Being able to have conversations with other law students has caused me to reflect on whether being a parentified child was actually a bad thing. With everything considered, if given the opportunity to change the past, I do not think I would change anything. After all, I believe being a parentified child fueled my ambition to become the first in both my immediate and extended family to attend college and eventually law school. I have a healthy relationship with my partner because I know firsthand what an unhealthy relationship looks like. I’m financially literate and can manage money because of past instabilities. As adults, former parentified children are powerful individuals who can be empathic while maintaining the strength to navigate the world for themselves and others. As a community, we are unstoppable.
Labels: family, higher education, identity
2 Comments:
Hi C.A.L., thank you for sharing your story. I really relate to the weight of responsibility you carried at such a young age. Growing up in a military family, I understand what it means to have a sense of duty ingrained in you from childhood. I often heard the phrase "family comes first" growing up as well. Your reflection on being a parentified child and how it shaped your ambitions and perspective reminds me of the balancing act Campoverdi described in First Gen. I often find that the skills and strength developed from being a parentified child are assets we bring into every space we enter. I appreciate your perspective of a similar viewpoint.

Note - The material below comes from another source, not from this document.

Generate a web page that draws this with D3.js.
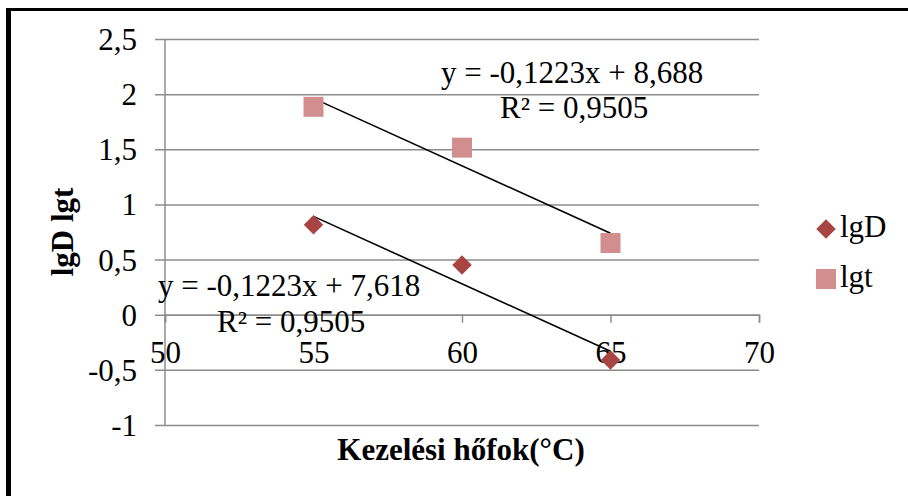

I share your struggle when it comes to asking for help, C.A.L. As the eldest daughter in my family, I have shouldered a lot of the same feelings you describe in your post. I recently took a personality test and as an ISFJ, I tend to "feel a deep responsibility for people around me" (https://www.16personalities.com/isfj-personality). This personality trait definitely shines through because as a parentified child myself, I typically try to put the feelings and needs of my family members ahead of my own. Asking for help is a skill I try to practice more as I get older, but I think it is something I will need to always work on regardless of my age.